The Zoofenster high-rise ensemble is intended to lend scale to all this, act as a focal point, dominate the scene but at the same time act as mediator. This is why it is designed as a combination of several blocks with different heights. It takes up the diversity of its urban surroundings, focuses these and finishes them off, so to speak. Despite the triangular site, the Zoofenster’s plan form is designed as a rectangle and therefore can continue the essentially orthogonal grid structure of the neighbouring buildings. With a different facade on each side, each one reacting to the particular situation in which it finds itself, this high-rise development is a response to the lack of direction in the urban design of this neighbourhood with its arbitrarily laid out open areas, crossroads and T-junctions, all conflicting with each other.
The complexity of this location and its function in the urban environment are also reflected in the plan layout of the Zoofenster. The medium-rise block is a “public” area, with hotel, restaurants and retailing, which allows the urban space at street level to filter into the building. The sightlines that run together at the Zoofenster site can be read off in the plan layout of the public zones in the hotel, and can be felt everywhere, such as in the triangular form of the glass-roofed atrium or the café facing Breitscheidplatz.

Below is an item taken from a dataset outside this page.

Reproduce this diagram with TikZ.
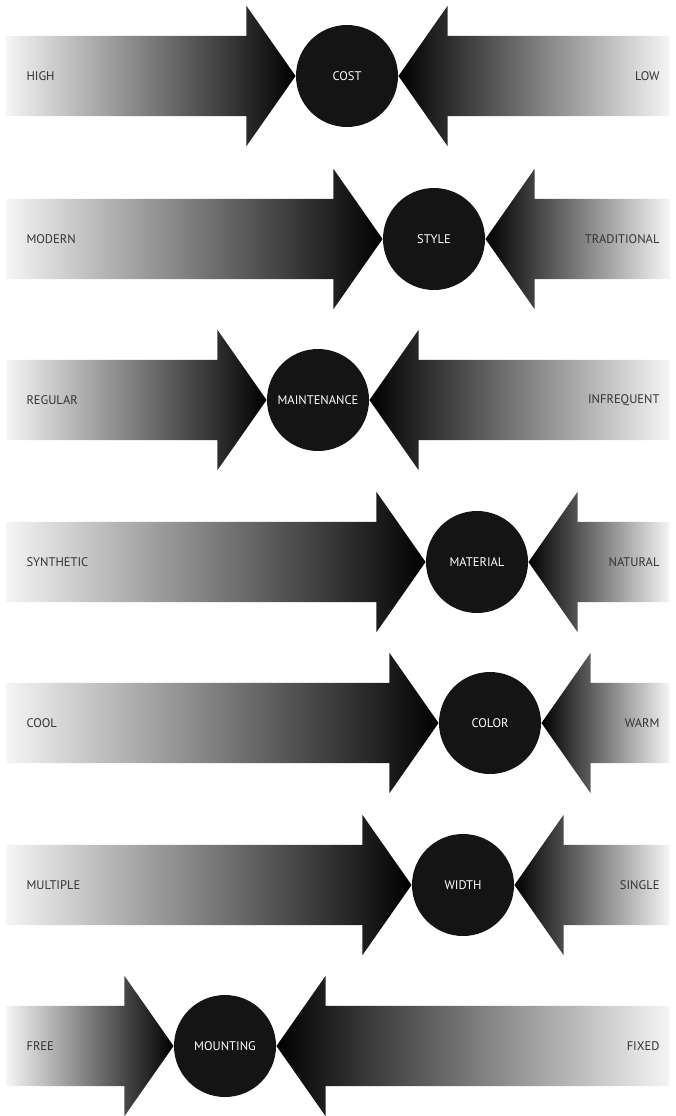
\documentclass[tikz,border=0pt]{standalone}
\usepackage{fontspec}
\setmainfont{PT Sans}
\usepackage{tikz}
\usetikzlibrary{shapes.arrows}
\usetikzlibrary{positioning}
\tikzset{
  hub/.style={circle, fill=black!92, minimum size=102pt, inner sep=0pt, text=white, font=\fontsize{12.5}{14}\selectfont},
  toright/.style={single arrow, single arrow head extend=30pt, single arrow tip angle=110, inner xsep=0pt, inner ysep=40pt, left color=white!96!black, right color=black, anchor=tip},
  toleft/.style={toright, shape border rotate=180, left color=black, right color=white!96!black},
  sidelabel/.style={text=black!80, inner sep=0pt, font=\fontsize{12.5}{14}\selectfont}
}

\begin{document}
\begin{tikzpicture}[x=1pt, y=-1pt]
    \useasboundingbox (0,0) rectangle (676,1116);

    \node[hub] (cost) at (347,76) {COST};
    \node[toright, minimum height=289pt] (costL) at (cost.west) {};
    \node[toleft, minimum height=271pt] (costR) at (cost.east) {};
    \node[sidelabel, right=20pt of costL.tail, anchor=west] (high) {HIGH};
    \node[sidelabel, left=10pt of costR.tail, anchor=east] (low) {LOW};

    \node[hub] (style) at (434,239) {STYLE};
    \node[toright, minimum height=376pt] (styleL) at (style.west) {};
    \node[toleft, minimum height=184pt] (styleR) at (style.east) {};
    \node[sidelabel, right=20pt of styleL.tail, anchor=west] (modern) {MODERN};
    \node[sidelabel, left=10pt of styleR.tail, anchor=east] (traditional) {TRADITIONAL};

    \node[hub] (maintenance) at (318,400) {MAINTENANCE};
    \node[toright, minimum height=260pt] (maintenanceL) at (maintenance.west) {};
    \node[toleft, minimum height=300pt] (maintenanceR) at (maintenance.east) {};
    \node[sidelabel, right=20pt of maintenanceL.tail, anchor=west] (regular) {REGULAR};
    \node[sidelabel, left=10pt of maintenanceR.tail, anchor=east] (infrequent) {INFREQUENT};

    \node[hub] (material) at (477,562) {MATERIAL};
    \node[toright, minimum height=419pt] (materialL) at (material.west) {};
    \node[toleft, minimum height=141pt] (materialR) at (material.east) {};
    \node[sidelabel, right=20pt of materialL.tail, anchor=west] (synthetic) {SYNTHETIC};
    \node[sidelabel, left=10pt of materialR.tail, anchor=east] (natural) {NATURAL};

    \node[hub] (color) at (490,723) {COLOR};
    \node[toright, minimum height=432pt] (colorL) at (color.west) {};
    \node[toleft, minimum height=128pt] (colorR) at (color.east) {};
    \node[sidelabel, right=20pt of colorL.tail, anchor=west] (cool) {COOL};
    \node[sidelabel, left=10pt of colorR.tail, anchor=east] (warm) {WARM};

    \node[hub] (width) at (463,885) {WIDTH};
    \node[toright, minimum height=405pt] (widthL) at (width.west) {};
    \node[toleft, minimum height=155pt] (widthR) at (width.east) {};
    \node[sidelabel, right=20pt of widthL.tail, anchor=west] (multiple) {MULTIPLE};
    \node[sidelabel, left=10pt of widthR.tail, anchor=east] (single) {SINGLE};

    \node[hub] (mounting) at (225,1046) {MOUNTING};
    \node[toright, minimum height=167pt] (mountingL) at (mounting.west) {};
    \node[toleft, minimum height=393pt] (mountingR) at (mounting.east) {};
    \node[sidelabel, right=20pt of mountingL.tail, anchor=west] (free) {FREE};
    \node[sidelabel, left=10pt of mountingR.tail, anchor=east] (fixed) {FIXED};
  \end{tikzpicture}
\end{document}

The medium-rise block, mainly six storeys but eight at the apex of the triangle, matches the eaves heights of the surrounding buildings. Colonnades on all sides continue a Berlin building tradition that can also be seen in the 1950s architecture along the adjoining Joachimsthaler Strasse. So, embedded in the architectural look and feel of its immediate environment, the Zoofenster also offers references to the characteristics and features of the architecture of Berlin as a whole: the window grids of the towers remind the observer of the classical modern movement, which has left behind remarkable examples of the “New Objectivity” in the city. Although seemingly closely related to the famously progressive Berlin of the “Roaring Twenties”, the Zoofenster still shows respect for the impressive grid facades of Egon Eiermann’s Kaiser Wilhelm Memorial Church dating from 1957, which together with the ruins of its neo-romantic predecessor has become one of the city’s principal sights.
Primarily, however, the Zoofenster development reflects the current shift in Berlin’s urban planning strategy towards an individual, unmistakable urban architecture: contrary to the original plans for a glass tower in the prevailing global fashion, the Zoofenster is clad in stone. The Zoofenster facades with their light-coloured limestone achieve their vitality through the restrained play of colours plus the structure of the material itself and the way it has been worked. The delicate horizontal fluting on the medium-rise block sets it apart from the two towers rising above it, gaining its own accent purely through the changing play of light and shadow on its surfaces. As a continuation of the proverbial “stony Berlin”, the design follows on from the imposing new buildings of recent years that use stone to create bold contours and sculpted surfaces and hence give the city centre in particular its own, distinctive character. Finally, the large area of glazing at the top of the taller tower ensures that the building is visible from afar, especially during the hours of darkness.